To eradicate inequalities, digital platforms that connect them with their families in their home countries, enable them to learn and improve their skills and find job opportunities, are vital for their livelihoods. However, access to the digital world remains a significant challenge for some migrants, particularly access to computers, the most appropriate means of achieving good work performance and connecting to different networks.

The use of technological tools also requires specific knowledge, mindsets and motivations, which are not always common among migrant workers, and thus contribute to the second digital divide. Finally, the third digital divide is represented by the difficulties in ensuring that technology improves people’s life choices by helping them to reduce social inequalities.

It should be recalled that both the Sustainable Development Goals and the Global Compact for Safe, Orderly and Regular Migration promote access to and use of technology to reduce these digital divides.

The digital inclusion of migrant women should be a strategy pursued by all States to prevent digital divides from deepening social and gender inequalities and protect migrant women from continued discrimination and social exclusion. Digital inclusion will enable them to improve their life choices by gaining access to better jobs, higher wages, or better educational opportunities, all of which will contribute to their social inclusion and gender equality.

Communication technologies enable women to establish frequent exchanges with their families back home to avoid isolation, access information and knowledge and enjoy entertainment content available on the Internet, such as music, videos and films.

ICT can also give rise to collective initiatives. Collective action and freedom of association are pillars that the International Labour Organization considers to be at the heart of the fundamental rights at work. They are further guaranteed by the provisions of the Migrant Workers Convention. The effective use of telephone communication applications as well as digital social networks will help women migrant workers ’ collectives in promoting and defending their rights.

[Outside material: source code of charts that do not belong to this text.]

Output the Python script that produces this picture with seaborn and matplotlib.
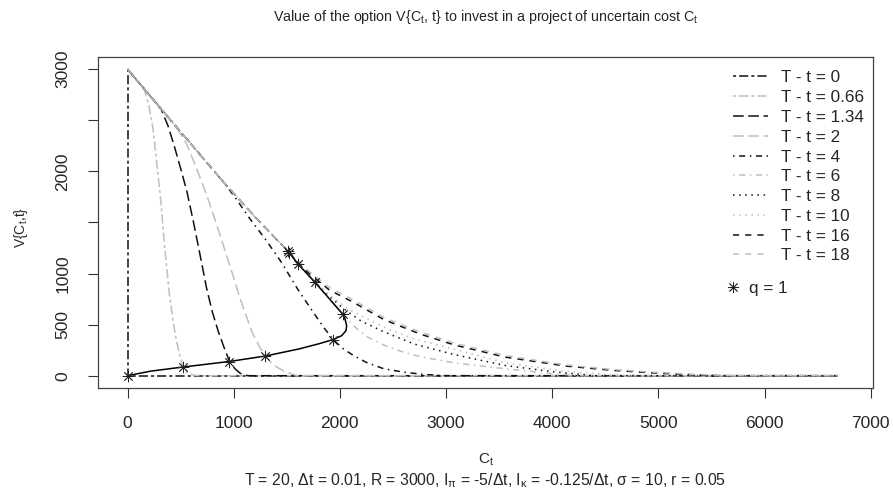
import seaborn as sns
import pandas as pd
import matplotlib.pyplot as plt
from matplotlib.lines import Line2D

sns.set_style("white")
plt.rcParams['font.family'] = ['Liberation Sans', 'DejaVu Sans']
plt.rcParams['mathtext.fontset'] = 'custom'
plt.rcParams['mathtext.rm'] = 'Liberation Sans'
plt.rcParams['mathtext.it'] = 'Liberation Sans:italic'
plt.rcParams['mathtext.default'] = 'regular'

# value curves V{C,t} for each time to maturity T - t
c_00 = [0, 0, 6690]
v_00 = [3000, 0, 0]
c_066 = [0, 156, 200, 240, 267, 308, 350, 394, 430, 458, 490, 522, 560, 620, 680, 6690]
v_066 = [3000, 2810, 2650, 2420, 2162, 1772, 1260, 800, 530, 360, 210, 85, 30, 5, 0, 0]
c_134 = [0, 315, 380, 440, 500, 560, 620, 680, 744, 800, 856, 910, 957, 1010, 1060, 1100, 1150, 6690]
v_134 = [3000, 2613, 2450, 2250, 2030, 1800, 1510, 1200, 860, 620, 430, 275, 150, 70, 25, 5, 0, 0]
c_2 = [0, 470, 560, 650, 744, 830, 920, 1000, 1062, 1120, 1174, 1240, 1295, 1380, 1490, 1600, 6690]
v_2 = [3000, 2422, 2260, 2030, 1772, 1510, 1220, 960, 750, 580, 425, 290, 192, 100, 36, 0, 0]
c_4 = [0, 900, 1014, 1150, 1300, 1450, 1603, 1750, 1850, 1937, 2030, 2128, 2250, 2414, 2600, 2800, 3000, 6690]
v_4 = [3000, 1900, 1745, 1540, 1334, 1110, 847, 620, 470, 354, 265, 198, 130, 68, 35, 12, 0, 0]
c_6 = [0, 300, 600, 900, 1200, 1524, 1762, 2026, 2128, 2250, 2414, 2600, 2764, 3082, 3559, 4000, 4300, 6690]
v_6 = [3000, 2630, 2265, 1900, 1555, 1204, 918, 604, 490, 385, 300, 230, 185, 125, 68, 20, 0, 0]
c_8 = [0, 300, 600, 900, 1200, 1524, 1762, 1900, 2030, 2200, 2414, 2700, 3082, 3559, 4000, 4400, 6690]
v_8 = [3000, 2630, 2265, 1900, 1555, 1204, 918, 780, 660, 535, 430, 310, 206, 100, 40, 0, 0]
c_10 = [0, 300, 600, 900, 1200, 1524, 1603, 1750, 1900, 2100, 2414, 2700, 3082, 3559, 4100, 4700, 6690]
v_10 = [3000, 2630, 2265, 1900, 1555, 1204, 1097, 930, 790, 640, 475, 360, 258, 127, 45, 0, 0]
c_16 = [0, 300, 600, 900, 1200, 1524, 1700, 1900, 2128, 2414, 2750, 3082, 3559, 4132, 4577, 4927, 5305, 5600, 6690]
v_16 = [3000, 2630, 2265, 1900, 1555, 1204, 1010, 840, 718, 550, 410, 300, 182, 94, 52, 29, 10, 0, 0]
c_18 = [0, 300, 600, 900, 1200, 1500, 1700, 1900, 2128, 2414, 2750, 3082, 3559, 4132, 4577, 4927, 5305, 5700, 6690]
v_18 = [3000, 2630, 2265, 1900, 1555, 1230, 1030, 865, 740, 570, 430, 318, 198, 105, 60, 36, 15, 0, 0]

# q = 1 boundary
q_c = [0, 219, 522, 957, 1295, 1619, 1800, 1937, 2017, 2058, 2064, 2050, 2026, 1900, 1762, 1603, 1524]
q_v = [0, 45, 85, 139, 192, 263, 312, 354, 392, 441, 490, 550, 604, 755, 918, 1097, 1204]
star_c = [0, 522, 957, 1295, 1937, 2026, 1762, 1603, 1524, 1508]
star_v = [0, 85, 139, 192, 354, 604, 918, 1097, 1204, 1222]

labels = ["T - t = 0", "T - t = 0.66", "T - t = 1.34", "T - t = 2", "T - t = 4",
          "T - t = 6", "T - t = 8", "T - t = 10", "T - t = 16", "T - t = 18"]
curves = [(c_00, v_00), (c_066, v_066), (c_134, v_134), (c_2, v_2), (c_4, v_4),
          (c_6, v_6), (c_8, v_8), (c_10, v_10), (c_16, v_16), (c_18, v_18)]

dark = "#111111"
light = "#bfbfbf"
colors = [dark, light] * 5
twodash = (0, (2, 2, 6, 2))
longdash = (0, (7, 3))
dotdash = (0, (1, 3, 4, 3))
dotted = (0, (1, 3))
dashed = (0, (4, 4))
styles = [twodash, twodash, longdash, longdash, dotdash, dotdash, dotted, dotted, dashed, dashed]

fig = plt.figure(figsize=(8.93, 4.95), dpi=100)
ax = fig.add_axes([0.1101, 0.2162, 0.8679, 0.6687])

for (cx, vy), lab, col, ls in zip(curves, labels, colors, styles):
    df = pd.DataFrame({"C": cx, "V": vy})
    sns.lineplot(data=df, x="C", y="V", sort=False, estimator=None, color=col,
                 linestyle=ls, linewidth=1.1, ax=ax, legend=False)

qdf = pd.DataFrame({"C": q_c, "V": q_v})
sns.lineplot(data=qdf, x="C", y="V", sort=False, estimator=None, color="black",
             linewidth=1.1, ax=ax, legend=False)
sdf = pd.DataFrame({"C": star_c, "V": star_v})
sns.scatterplot(data=sdf, x="C", y="V", marker=(8, 2, 0), s=60, color="#222222",
                linewidth=0.6, ax=ax, legend=False, zorder=5)

ax.set_xlim(-275, 7025)
ax.set_ylim(-120, 3120)
ax.set_xticks(range(0, 7001, 1000))
ax.set_yticks([0, 500, 1000, 1500, 2000, 2500, 3000])
ax.set_yticklabels(["0", "500", "1000", "", "2000", "", "3000"], rotation=90, va="center")
ax.tick_params(axis="both", direction="out", length=7, width=0.8, color="#333333",
               labelsize=12.5, left=True, bottom=True)
ax.tick_params(axis="x", pad=13)
ax.tick_params(axis="y", pad=13)
for s in ax.spines.values():
    s.set_color("#444444")
    s.set_linewidth(0.9)
ax.set_xlabel("")
ax.set_ylabel("")

fig.text(0.5437, 0.965, "Value of the option V{C$_t$, t} to invest in a project of uncertain cost C$_t$",
         ha="center", va="center", fontsize=10.3)
fig.text(21 / 893, 1 - 227 / 495, "V{C$_t$,t}", rotation=90, ha="center", va="center", fontsize=10)
fig.text(0.5437, 0.072, "C$_t$", ha="center", va="center", fontsize=11)
fig.text(0.5437, 0.028, "T = 20, Δt = 0.01, R = 3000, I$_π$ = -5/Δt, I$_κ$ = -0.125/Δt, σ = 10, r = 0.05",
         ha="center", va="center", fontsize=11.3)

handles = [Line2D([0], [0], color=c, linestyle=ls, linewidth=1.1) for c, ls in zip(colors, styles)]
leg1 = ax.legend(handles, labels, loc="upper left", bbox_to_anchor=(0.8208, 0.8578),
                 bbox_transform=fig.transFigure, frameon=False, fontsize=12.3,
                 handlelength=2.04, handletextpad=0.78, labelspacing=0.28,
                 borderpad=0, borderaxespad=0)
ax.add_artist(leg1)
star_handle = Line2D([0], [0], marker=(8, 2, 0), markersize=8, color="#222222",
                     linestyle="none", markeredgewidth=0.6)
ax.legend([star_handle], ["q = 1"], loc="center left", bbox_to_anchor=(0.812, 0.4175),
          bbox_transform=fig.transFigure, frameon=False, fontsize=12.3,
          handlelength=0.9, handletextpad=0.5, borderpad=0, borderaxespad=0)

fig.savefig("out.png", dpi=100)
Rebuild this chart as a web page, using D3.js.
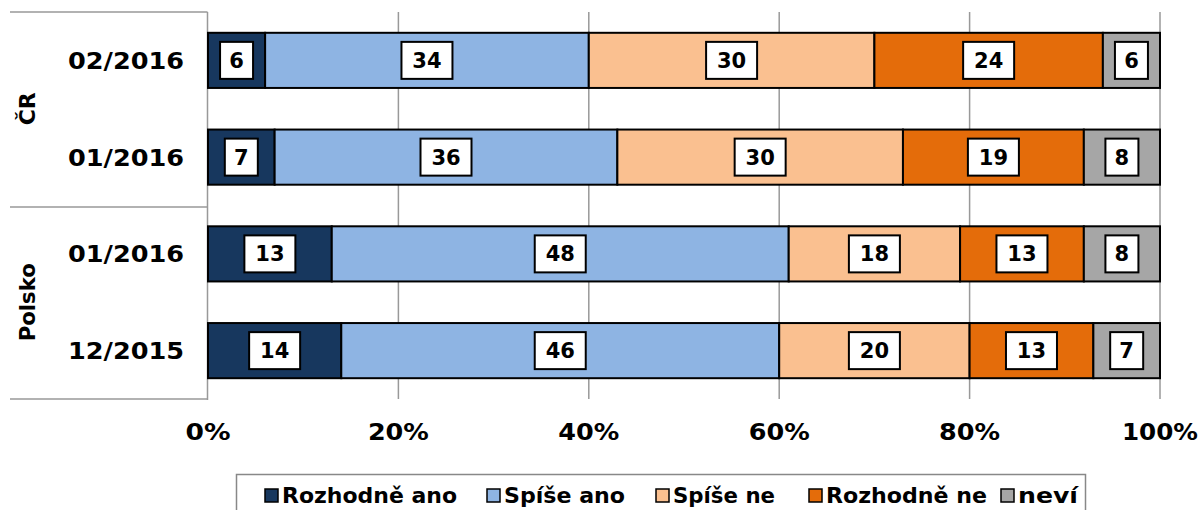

We take the opportunity of this International Women’s Day to express our concern about the situation of migrant women. We call on States to promote effective mechanisms to engage migrant women in the use of information and communication technologies, to compile gender statistics on migration to identify migrant women’s specific needs and to reduce the different digital divides faced by migrant women.”


The Committee on the Protection of the Rights of All Migrant Workers and Members of their Families monitors States parties' adherence to the International Convention on the Protection of the Rights of All Migrant Workers and Members of Their Families, which to date has 58 States parties. The Committee is made up of 14 members who are independent human rights experts drawn from around the world, who serve in their personal capacity and not as representatives of States parties.

The Committee on the Elimination of Discrimination against Women monitors States parties’ compliance with the Convention on the Elimination of All Forms of Discrimination against Women, which to date has 189 States parties. The Committee is made up of 23 members who are independent human rights experts from around the world elected by the States parties, who serve in their personal capacity and not as representatives of States parties.